After a disorganised week or two, I’m relieved to have finally got my presents bought for the big day. The only thing I have left to do is write the Christmas blog I promised my mum as a festive gift.
I can’t tell you how thrilled she was when I told her of the personalised gift I propose to pen her.……. No, seriously I can’t tell you how pleased she was, as she didn’t say anything in response. She just walked into her kitchen and poured my cuppa into the sink.
I’ve no idea what the fat bearded bloke with a red face (that’s St Nick, not me!) will bring yours truly this year. Not that I’m bothered, as I prefer surprises and will be happy with any token bequeathed to me ……… Just as long as it’s not a blog some idiot had written, which would really hack me off!
On Christmas morning, being ‘old school’, we follow the same traditions every year. It starts with a brief regimental ceremony, when we are piped into the living room by a piper from the Ainsley Scragg Dragoon Guards. This precedes the opening of the families presents.
I’ve no idea how the piper gets into the house (I assume it’s the same way as Santa), but he’s an amiable chap and it’s a novel way to start a special day, so I don’t question it.
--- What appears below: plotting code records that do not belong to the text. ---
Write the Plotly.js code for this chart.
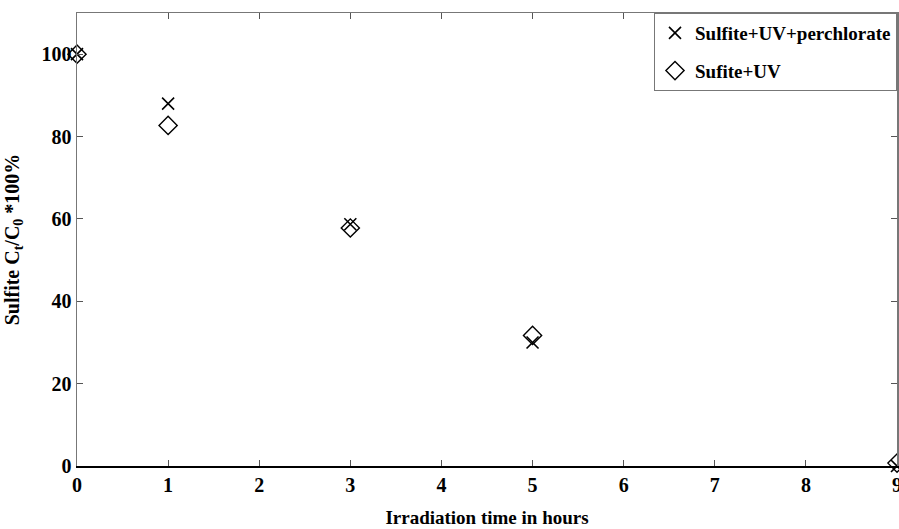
<!DOCTYPE html>
<html><head><meta charset="utf-8">
<script src="https://cdn.plot.ly/plotly-3.0.1.min.js"></script>
<style>html,body{margin:0;padding:0;background:#fff}</style>
</head><body>
<div id="chart" style="width:899px;height:529px"></div>
<script>
const hours = [0, 1, 3, 5, 9];
const withPerchlorate = [100, 88, 58.7, 30, 0];
const withoutPerchlorate = [100, 82.7, 57.8, 31.7, 0.7];
const seriesNames = ['Sulfite+UV+perchlorate', 'Sufite+UV'];
const xTicks = [0,1,2,3,4,5,6,7,8,9];
const yTicks = [0,20,40,60,80,100];

const fam = '"Liberation Serif", "Times New Roman", serif';
const traces = [
  {x: hours, y: withPerchlorate, name: seriesNames[0], legendgroup: 'a', mode: 'markers', type: 'scatter', cliponaxis: false,
   marker: {symbol: 'x-thin-open', size: 12, color: '#000', line: {width: 1.6, color: '#000'}}},
  {x: hours, y: withoutPerchlorate, name: seriesNames[1], legendgroup: 'b', mode: 'markers', type: 'scatter', cliponaxis: false,
   marker: {symbol: 'diamond-open', size: 14, color: '#000', line: {width: 1.4, color: '#000'}}}
];
const layout = {
  width: 899, height: 529,
  margin: {l: 77, r: 2, t: 13, b: 63},
  paper_bgcolor: '#fff', plot_bgcolor: '#fff',
  font: {family: fam, size: 19, color: '#000'},
  showlegend: true,
  legend: {x: 1, y: 1, xanchor: 'right', yanchor: 'top', bgcolor: '#fff', bordercolor: '#777', borderwidth: 1,
    font: {family: fam, size: 19, color: '#000', weight: 'bold'}, tracegroupgap: 10, traceorder: 'grouped'},
  xaxis: {range: [0, 9], tickvals: xTicks, ticktext: xTicks.map(String), ticks: 'inside', ticklen: 6,
    tickcolor: '#555', showgrid: false, zeroline: false, showline: true, linecolor: '#000', linewidth: 1.5, mirror: false,
    ticklabeloverflow: 'allow',
    tickfont: {family: fam, size: 20, color: '#000', weight: 'bold'},
    title: {text: 'Irradiation time in hours', standoff: 16, font: {family: fam, size: 19, color: '#000', weight: 'bold'}}},
  xaxis2: {overlaying: 'x', side: 'top', range: [0, 9], tickvals: xTicks, ticks: 'inside', ticklen: 6, tickcolor: '#555',
    showticklabels: false, showgrid: false, zeroline: false, showline: true, linecolor: '#777', linewidth: 1.5},
  yaxis: {range: [0, 110], tickvals: yTicks, ticktext: yTicks.map(String), ticks: 'inside', ticklen: 6,
    tickcolor: '#555', showgrid: false, zeroline: false, showline: true, linecolor: '#777', linewidth: 1.5, mirror: 'ticks',
    tickfont: {family: fam, size: 20, color: '#000', weight: 'bold'},
    title: {text: 'Sulfite C<sub>t</sub>/C<sub>0</sub> *100%', standoff: 16, font: {family: fam, size: 20, color: '#000', weight: 'bold'}}}
};
traces.push({x: [0], y: [null], xaxis: 'x2', showlegend: false, hoverinfo: 'skip', mode: 'markers'});
Plotly.newPlot('chart', traces, layout, {displayModeBar: false, staticPlot: true});
</script>
</body></html>
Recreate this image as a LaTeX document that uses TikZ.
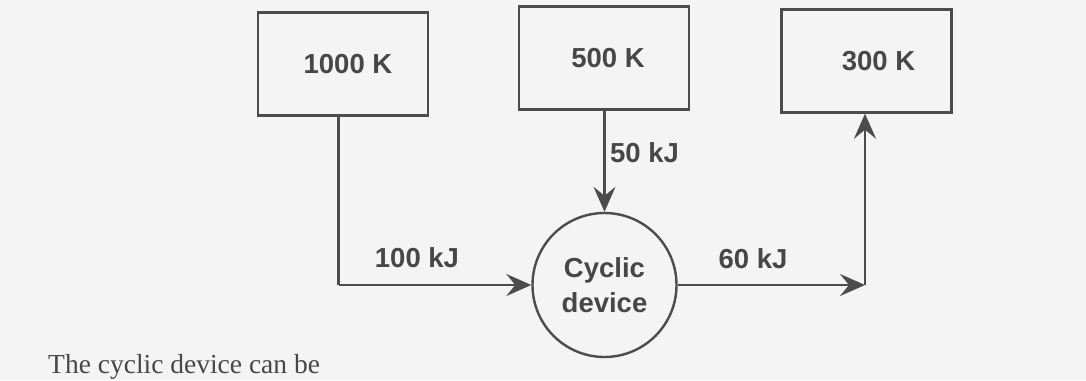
\documentclass[tikz,border=0pt]{standalone}
\usepackage{fontspec}
\setmainfont{Liberation Sans}
\newfontfamily\myserif{Liberation Serif}
\usetikzlibrary{arrows.meta,calc}
\definecolor{bg}{HTML}{F4F4F5}
\definecolor{ink}{HTML}{4C4C4C}
\definecolor{txt}{HTML}{474747}
\tikzset{
  resbox/.style={draw=ink, line width=2.4pt, rectangle, minimum width=170pt, minimum height=103pt, inner sep=0pt,
    text=txt, font=\fontsize{27.5}{34}\selectfont\bfseries},
  devnode/.style={draw=ink, line width=2.4pt, circle, minimum size=144pt, inner sep=0pt, align=center,
    text=txt, font=\fontsize{27.5}{35}\selectfont\bfseries},
  flow/.style={draw=ink, line width=2.4pt, -{Stealth[length=25pt, width=22pt, inset=9pt]}},
  plain/.style={draw=ink, line width=2.4pt},
  lbl/.style={text=txt, font=\fontsize{27.5}{34}\selectfont\bfseries, inner sep=0pt}
}
\begin{document}
\begin{tikzpicture}[x=1pt, y=-1pt]
\fill[bg] (0,0) rectangle (1086,380);
\useasboundingbox (0,0) rectangle (1086,380);
\node[resbox] (b1000) at (343,64) {\hspace*{10pt}1000 K};
\node[resbox] (b500) at (604,58) {\hspace*{8pt}500 K};
\node[resbox] (b300) at (866.5,61) {\hspace*{24pt}300 K};
\node[devnode] (dev) at (604.5,285) {Cyclic\\device};
\coordinate (c1) at (338.5,285);
\coordinate (c2) at (865,285);
\draw[plain] (c1 |- b1000.south) -- (c1);
\draw[flow] (c1) -- (dev.west);
\draw[flow] (dev.north |- b500.south) -- (dev.north);
\draw[flow] (dev.east) -- (c2);
\draw[flow] (c2) -- (c2 |- b300.south);
\node[lbl] (l100) at (417,258) {100 kJ};
\node[lbl] (l60) at (753,259) {60 kJ};
\node[lbl, anchor=west] (l50) at (610,153) {50 kJ};
\node[anchor=base west, inner sep=0pt, text=txt, font=\myserif\fontsize{27.5}{32}\selectfont] (q) at (48,373) {The cyclic device can be};
\end{tikzpicture}
\end{document}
The only time it didn’t go so well was the year my Carpenters cd went missing.! I don’t like making accusations, but when he piped us in with the song ‘Yesterday Once More’, the following Christmas, fingers started being pointed.
After the presents have been opened, I’ll no doubt mull over which tombola will be the recipient of a Jeremy Clarkson soap on a rope gift…… The unwanted gift from Aunt Edna. I’ve nothing against Clarkson per se, but I do have a problem with using soap.
I’ll then make us a full English breakfast, which sets us up until we crack open the box of Celebrations chocolates mid morning. While I cook breakfast, Karen puts the turkey in the oven. I’m hoping it’s going to be a smaller bird than last year; when it was so large, if it was still alive, she could have ridden it home!!
Its mammoth size resulted in having to baste it in Vaseline to get it in the oven; not to mention using a crowbar to get it out when cooked.
A turkey not dissimilar in size to last years!
To be honest I’m not a big fan of turkey, but I’ll eat it on Christmas Day out of tradition. I feel strongly these should be maintained and, hopefully, passed on through generations!If truth be told, I find turkey a very dry meat with not a particularly pleasant taste, especially when basted in Vaseline!
After the turkey dinner, there’s Christmas pudding, followed by cheese and crackers. We tend get a selection of cheeses from around Europe. I’m not sure why we keep up this particular tradition, as it costs a fortune in air fares and the cheeses are available in Sainsburys around the corner!…… I might have to revisit that strategy.
There is a saying that “It’s not over until the fat lady sings!”, but as that refers to opera not Christmas dinner that’s irrelevant to this blog!
We leave the table when everyone has finished their cheese, crackers and a coffee. The caffeine hit is essential to negate drowsiness while watching TV, playing a board game or when finding a room to hide in to mask the sprout induced flatulence.